Related to the size factor, when a node pulls an image, how far does it have to travel? How many networks does it need to traverse? Are you paying egress fees from a cloud? Even if it’s between regions of the same cloud vendor, you’ll most likely pay egress fees and travel across the public internet to get between regions.
When developing internet based applications, you’ve already decided you’re at the risk of things far outside of your control. How can you minimize the points of failure? Consider the network, but also consider DNS issues, like the DNS attack several years ago that took github and many other services offline. Unless you knew what IP addresses to put in your local host files, connectivity was down. Then, what did you do for PaaS/SaaS systems that you couldn’t hack the local hosts file?
Even if you may allow public/anonymous pulls of some images, I would imagine you at least need permissions to push an image. Consider what authentication barriers you must traverse. If the person that has push/pull rights wins lotto, and leaves the company, how easy is it to disable their account?
A while back, we had someone leave Microsoft for AWS. (yes, people do a lot of swapping around, and I’m happy to say we have many people coming from AWS and google to Microsoft or back to Microsoft, but I digress…). The person contacted us after being gone for a few months, and let us know they still had access to the microsoft/ org on Docker Hub. With no federation between the docker hub auth model and our corporate AD accounts, there’s no reasonable way to track these accounts. Be sure to choose a system that federates your corporate identity.

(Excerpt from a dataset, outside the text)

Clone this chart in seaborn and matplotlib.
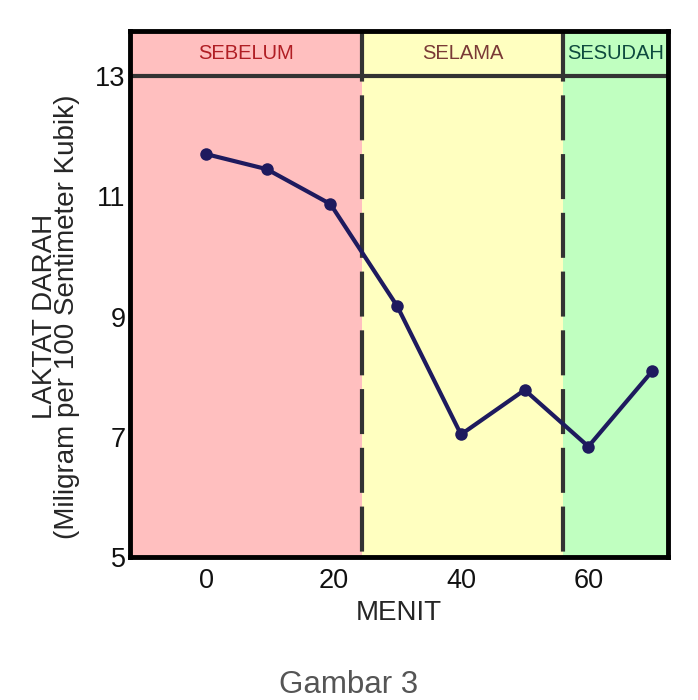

Choose the registry offered by your cloud provider
For the reasons noted above, this should be obvious. Each major cloud vendor has a container registry offering. If you’re in AWS, choose ecr. Google, choose gcr. And, if you’re in Azure, choose ACR. Each cloud does the best we can to make sure images are pulled quickly across our internal networks, have a common auth model across all our cloud resources and are backed by reliable, secure and highly scalable infrastructure. If you see pulling images across clouds is faster or more reliable then the cloud providers registry, something is very very wrong and one of us has some work to do…
When running nodes in multiple regions, a subset of the issues still arise. While you may have a common auth model across the multiple regions, and each region has its reliability SLAs, you’re still faced with network close operations. If you have anything more than a minimal workload, you’ll likely want a local registry to that region.
Consider 5 nodes that must pull a 1gig image. Each time a pull is required, each node must pull the delta layers across the internet. You face egress fees, latency and risk reliability issues. If the image was pushed to a local replica, it only needs to go once, then all the nodes benefit from a local pull.
CDN can help here, as the image layers are by far the most problematic as they are the large elements. However, a registry is a combination of a REST API and the serving of storage layers. If a registry supports CDN for relatively local content, how fast will the newly built image be available? How many locations is the registry REST endpoint located?
This is where I can pitch the value of ACR and the geo-replication capabilities. With ACR Geo-replication, you push to a single registry, served by the network-closest region, and all the other regions will receive the newly pushed image. With regionalized webhooks, you can receive notifications when the image arrives in each region, allowing local deployments. Here’s another post on: Working with ACR Geo-replication notifications
What about vendor offerings?
Using ecr, gcr or acr doesn’t preclude using a vendors registry. But, I will suggest asking this question: When was the last time you asked your cloud vendor to use your hardware in their racks? Each cloud has invested in their infrastructure, including the underlying registries. For the same reasons, I’d ask your vendor if they leverage the registry provided by each cloud. If not, why? How are they “better”, how do they handle all the issues above? Vendors/Partners like Codefresh build atop the cloud vendors registry infrastructure. When running Codefresh for resources in the google cloud, you should choose a google backed registry. Likewise, we’ve recently announced Codefresh integrates with Azure Container Registry (ACR). Codefresh has a lot of great value to add, atop the registry. From an Azure point of view, we see it as a win/win. The customer gets a great integrated experience we offer with acr and all the various container hosts in Azure, while the customer gets the added benefits Codefresh offers. From an Azure perspective, we still see the revenue to justify the investments in running ACR, while we all benefit from a partner sales and support.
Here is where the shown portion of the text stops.